Monday, May 28, 2012

Aliens Could Have Been Pointing Their Antennas at Earth for 4 Billion Years!


Aliens could have been pointing their antennas at Earth for 4.6 billion years, without picking up a signal. Maybe the inhabitants [of a Twin Earth] are at the level of the classical Romans ... or maybe trilobites. We need to check out hundreds of thousands of Earthlike worlds."
Dimitar Sasselov -- Harvard Smithsonian Center for Astrophysics

Our Milky Way galaxy may be home to at least two billion Earthlike planets, a new study based on initial data from from NASA's Kepler space telescope says -- a number that is actually far lower than many scientists anticipated, which could make it hard to find twin "Earths" in our galaxy.
Based on what Kepler's found so far, the study authors think that up to 2.7 percent of all sunlike stars in the Milky Way host so-called Earth analogs. As of this February, Kepler has confirmed 15 new planets and found an additional 1,235 planet candidates, including the smallest planet yet spied outside our solar system. Kepler will collect transit data for a minimum of three and a half years, allowing for a more complete planetary census at a later date.
"There are about a hundred billion sunlike stars within the Milky Way," said study co-author Joe Catanzarite, a scientist with NASA's Jet Propulsion Laboratory (JPL). "Two percent of those might have Earth analogs, so you have two billion Earth analog planets in the galaxy," he added. "Then you start thinking about other galaxies. There are something like 50 billion, and if each one has two billion Earthlike planets, it's mind boggling."

Although the figure seems large, Catanzarite and co-author Michael Shao, also of JPL, say their results actually show that Earths are "relatively scarce," which means a substantial effort will be needed to identify suitable target stars for followup missions designed to study the chemical signatures of Earth-size worlds. The chemical signals may hint whether the planets have oxygen atmospheres, liquid water -- or even signs of life.

The Kepler telescope has been scanning a patch of sky near the constellation Cygnus which can be considered a representative sample of what exists throughout the Milky Way. The Kepler space telescope analyze the light from the 156,000 stars in its field of view searching for stars that dim periodically—signs that significant objects are orbiting these stars.
To extrapolate the number of possible Earths in the Milky Way, Catanzarite and Shao started by defining an Earth analog based on a transiting planet's size and the distance at which the planet orbits its star.
"A famous 1993 paper calculated the inner and outer distance of the so-called Goldilocks zone"—not too hot, not too cold — "where liquid water could exist on a planet's surface," Catanzarite observed. 

"But more recently people have been saying those boundaries are conservative. Maybe you could go closer or farther.
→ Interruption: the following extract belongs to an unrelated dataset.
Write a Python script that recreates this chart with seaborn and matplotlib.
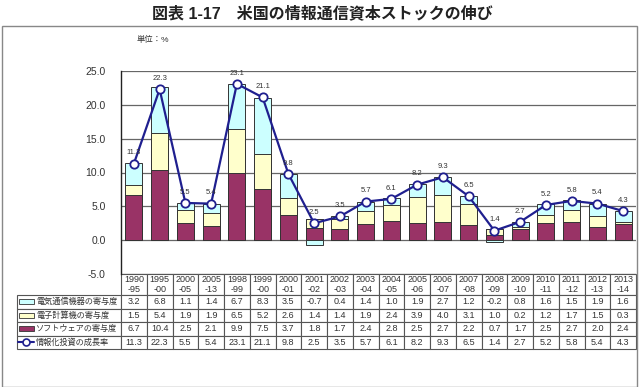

For instance, because of greenhouse gases a planet could be farther away and still be warm, or because of clouds, which the previous models didn't take into account, you could be closer but keep the surface cool."

In general, though, an orbit similar to Earth's seems ideal: "Closer than Earth and you'll fry; water would turn to steam. If you're too far, water would freeze into ice."

"People generally agreed that the smallest habitable planet would be 0.8 Earth radii ... or roughly half of Earth's mass. The reason is that a lower mass planet wouldn't be able to hold on to an oxygen atmosphere," Catanzarite said. "Out to two Earth radii is the largest planet we'd call Earthlike. More massive planets start to accumulate thick hydrogen atmospheres, like Neptune or Uranus," with unbearable atmospheric pressures.
Neptune
Other planets may exist that we can't see because of their orbital inclination, so the team used previous exoplanet data to make mathematical estimates for the probabilities of these unseen worlds.

The results published online on arXiv.org showed that, according to the traditional boundaries of the Goldilocks zone, 1.4 percent of sunlike stars should have Earth analogs. If you accept the wider, more modern version of the habitable zone, 2.7 percent of sunlike stars likely host Earths. The study authors predict that Kepler will eventually find 12 Earth analog planets in its field of view — and may have already found 4 such worlds among its initial candidates.
"This study completely underestimates the frequency of Earths," according to MIT planetary scientist Sara Seager, a member of the Kepler science team who noted that  Kepler's just getting started, so its data is far from complete. "Say you're doing a census of the United States," she said. "If you go to California and knock on every door, you can then extrapolate out to the rest of the country. That's what Kepler's doing."